Reduction of atmospheric greenhouse gas emissions have become a main focus of research and policy debates and are most likely among the primary environmental concerns of the upcoming decades. One of several options is carbon capture and storage (CCS) after electricity production. Storage of carbon dioxide in geological reservoirs is attributed to three different processes, i) filling of pore space within the reservoir by gaseous or supercritical CO2 (pore trapping), ii) dissolution of the CO2 into the formation water (solubility trapping) and iii) precipitation of carbonate as mineral phase (mineral trapping). The potential of the latter is considerably uncertain, but has probably the most long-term potential of carbon sequestration in the subsurface.
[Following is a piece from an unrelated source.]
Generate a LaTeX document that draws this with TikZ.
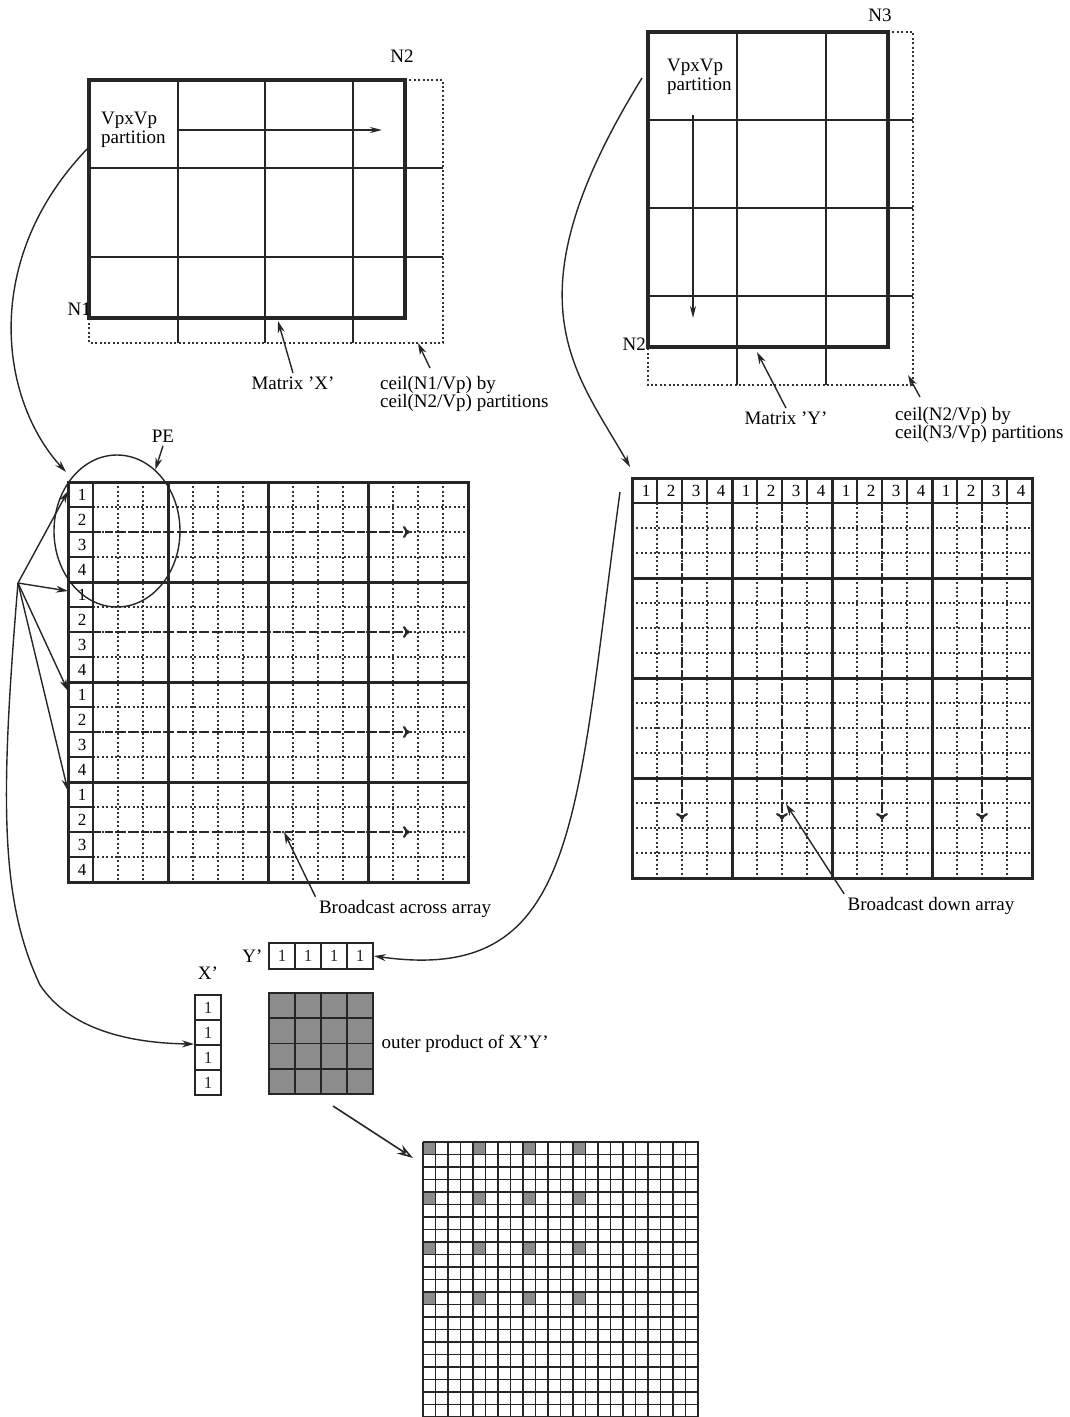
\documentclass[tikz,border=0pt]{standalone}
\usepackage{fontspec}
\setmainfont{Liberation Serif}
\usetikzlibrary{positioning,arrows.meta,calc,shapes.geometric}

\begin{document}
\begin{tikzpicture}[
    x=1pt, y=-1pt,
    font=\fontsize{19}{18.5}\selectfont,
    arr/.style={-{Stealth[length=12pt,width=7pt]}, line width=1.4pt, black!85},
    heavy/.style={line width=4.2pt, black!85},
    blk/.style={line width=3pt, black!85},
    thin/.style={line width=1.9pt, black!85},
    dotln/.style={line width=2pt, black!80, dash pattern=on 2pt off 2.4pt},
    bcast/.style={line width=2.8pt, black!85, dash pattern=on 8pt off 4pt,
                  -{Computer Modern Rightarrow[length=7pt,width=12pt,line width=2.2pt]}},
    num/.style={font=\fontsize{17}{17}\selectfont, inner sep=0pt},
    cell/.style={draw, thin, minimum width=26pt, minimum height=#1, inner sep=0pt,
                 font=\fontsize{17}{17}\selectfont},
    lbl/.style={inner sep=0pt, align=left},
  ]
  \useasboundingbox (0,0) rectangle (1070,1417);

  % matrix X, padded to whole partitions
  \draw[dotln] (405,80) -| (443,343) -| (89,318);
  \foreach \x in {178,265,353} \draw[thin] (\x,80) -- (\x,343);
  \foreach \y in {168,257} \draw[thin] (89,\y) -- (443,\y);
  \draw[heavy] (89,80) rectangle (405,318);
  \coordinate (xa) at (178,130);
  \coordinate (xb) at (382,130);
  \draw[thin, -{Stealth[length=12pt,width=6pt]}] (xa) -- (xb);
  \node[lbl, anchor=north west] (xpart) at (101,112) {VpxVp\\partition};
  \node (xn2) at (402,56) {N2};
  \node[anchor=east, inner sep=0pt] (xn1) at (91,309) {N1};
  \node (xname) at (293,383) {Matrix 'X'};
  \node[lbl, anchor=north west] (xceil) at (380,376) {ceil(N1/Vp) by\\ceil(N2/Vp) partitions};
  \coordinate (xbot) at (278,321);
  \coordinate (xpad) at (418,343);
  \coordinate (xfrom) at (88,148);
  \draw[arr] (xname.north) -- (xbot);
  \draw[arr] (xceil.north west) ++(50,-8) -- (xpad);

  % matrix Y, padded to whole partitions
  \draw[dotln] (888,32) -| (913,385) -| (648,347);
  \foreach \x in {737,826} \draw[thin] (\x,32) -- (\x,385);
  \foreach \y in {120,208,296} \draw[thin] (648,\y) -- (913,\y);
  \draw[heavy] (648,32) rectangle (888,347);
  \coordinate (ya) at (693,115);
  \coordinate (yb) at (693,318);
  \draw[thin, -{Stealth[length=12pt,width=6pt]}] (ya) -- (yb);
  \node[lbl, anchor=north west] (ypart) at (667,59) {VpxVp\\partition};
  \node (yn3) at (880,15) {N3};
  \node[anchor=east, inner sep=0pt] (yn2) at (646,344) {N2};
  \node (yname) at (786,418) {Matrix 'Y'};
  \node[lbl, anchor=north west] (yceil) at (895,407) {ceil(N2/Vp) by\\ceil(N3/Vp) partitions};
  \coordinate (ybot) at (757,352);
  \coordinate (ypad) at (908,375);
  \coordinate (yfrom) at (642,78);
  \draw[arr] (yname.north) -- (ybot);
  \draw[arr] (yceil.north west) ++(25,-10) -- (ypad);

  % X spread across the PE array
  \begin{scope}[shift={(68,482)}]
    \foreach \i in {1,...,15} {
      \draw[dotln] (25,\i*25) -- (400,\i*25);
      \draw[dotln] (\i*25,0) -- (\i*25,400);
      \draw[thin] (0,\i*25) -- (25,\i*25);
    }
    \draw[thin] (25,0) -- (25,400);
    \foreach \b in {0,...,3} {
      \draw[bcast] (25,\b*100+50) -- (342,\b*100+50);
      \foreach \r in {1,...,4}
        \node[num] (xl\b\r) at (14,\b*100+\r*25-12.5) {\r};
      \coordinate (xrow\b) at (0,\b*100+9);
    }
    \foreach \k in {100,200,300} {
      \draw[blk] (0,\k) -- (400,\k);
      \draw[blk] (\k,0) -- (\k,400);
    }
    \draw[blk] (0,0) rectangle (400,400);
    \coordinate (xtl) at (-2,-10);
    \coordinate (xhit) at (216,350);
  \end{scope}
  \node[draw, ellipse, line width=1.4pt, black!85, minimum width=126pt, minimum height=152pt,
        inner sep=0pt] (pe) at (117,531) {};
  \node (pelbl) at (163,436) {PE};
  \draw[arr] (pelbl.south) -- (pe.58);
  \node (bacross) at (405,909) {Broadcast across array};
  \draw[arr] (bacross.north west) -- (xhit);

  % Y spread down the PE array
  \begin{scope}[shift={(632,478)}]
    \foreach \i in {1,...,15} {
      \draw[dotln] (\i*25,25) -- (\i*25,400);
      \draw[thin] (\i*25,0) -- (\i*25,25);
    }
    \foreach \j in {2,3,5,6,7,9,10,11,13,14,15}
      \draw[dotln] (0,\j*25) -- (400,\j*25);
    \draw[thin] (0,25) -- (400,25);
    \foreach \b in {0,...,3} {
      \draw[bcast] (\b*100+50,25) -- (\b*100+50,342);
      \foreach \c in {1,...,4}
        \node[num] (yl\b\c) at (\b*100+\c*25-11,12.5) {\c};
    }
    \foreach \k in {100,200,300} {
      \draw[blk] (0,\k) -- (400,\k);
      \draw[blk] (\k,0) -- (\k,400);
    }
    \draw[blk] (0,0) rectangle (400,400);
    \coordinate (ytl) at (-2,-11);
    \coordinate (yleft) at (-12,14);
    \coordinate (yhit) at (154,326);
  \end{scope}
  \node (bdown) at (931,906) {Broadcast down array};
  \draw[arr] (bdown.north west) -- (yhit);

  % one PE: X' column, Y' row and their outer product
  \foreach \c in {1,...,4}
    \node[cell=26pt] (yc\c) at (256+\c*26,956) {\hfill1\hspace{3pt}};
  \foreach \r in {1,...,4}
    \node[cell=25pt] (xc\r) at (208,982.5+\r*25) {\hfill1\hspace{3pt}};
  \node[left=2pt of yc1] (ylbl) {Y'};
  \node[above=11pt of xc1] (xlbl) {X'};
  \node[draw, thin, fill=black!45, minimum width=104pt, minimum height=101pt, inner sep=0pt,
        outer sep=0pt, anchor=north west] (outer) at (269,993) {};
  \foreach \k in {1,2,3} {
    \draw[thin] (269+\k*26,993) -- (269+\k*26,1094);
    \draw[thin] (269,993+\k*25.25) -- (373,993+\k*25.25);
  }
  \node[right=5pt of outer] (outlbl) {outer product of X'Y'};

  % the whole product matrix
  \begin{scope}[shift={(423,1142)}]
    \foreach \i in {0,4,8,12}
      \foreach \j in {0,4,8,12}
        \fill[black!45] (\i*12.5,\j*12.5) rectangle ++(12.5,12.5);
    \foreach \i in {0,...,22} {
      \draw[line width=1.6pt, black!85] (\i*12.5,0) -- (\i*12.5,275);
      \draw[line width=1.6pt, black!85] (0,\i*12.5) -- (276,\i*12.5);
    }
    \coordinate (ztl) at (-10,16);
  \end{scope}
  \coordinate (zfrom) at (333,1106);
  \draw[-{Stealth[open,length=16pt,width=10pt]}, line width=1.6pt, black!85] (zfrom) -- (ztl);

  % connectors
  \coordinate (fan) at (18,583);
  \foreach \b in {0,...,3} \draw[arr] (fan) -- (xrow\b);
  \draw[arr] (xfrom) .. controls (-20,260) and (0,400) .. (xtl);
  \draw[arr] (yfrom) .. controls (505,300) and (575,370) .. (ytl);
  \draw[arr] (fan) .. controls (0,800) and (0,900) .. (40,985)
    .. controls (70,1030) and (130,1043) .. (xc3.north west);
  \draw[arr] (yleft) .. controls (575,820) and (580,985) .. (yc4.east);
\end{tikzpicture}
\end{document}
Underlying concepts of geochemical equilibria computation are discribed for the conditions of pressure and temperature in deep reservoirs up to 300°C and 1000 atmospheres. The geochemical codes Phreeqc and MIN3P have recently been upgraded for that purpose and were applied in the study. Models using field data from the Heletz oil field (Israel) sandstone formation are presented, focusing on the shift of saturation index (SI) of carbonates due to injection of CO2. Alterations of the mineral phase over time become visible and potentials to precipitate were observed for the minerals Ankerite > Dolomite > Siderite ~ Calcite > Magnesite, and for the mineral Dawsonite during early stages when only Na+ is present in high ionic concentrations. Observed variability of water chemistry and the database records provide an amount of uncertainty, which was used as input to delineate the range of the mineralization potential. Simple approaches of principal component analysis leading to sensitivity coefficients are shown.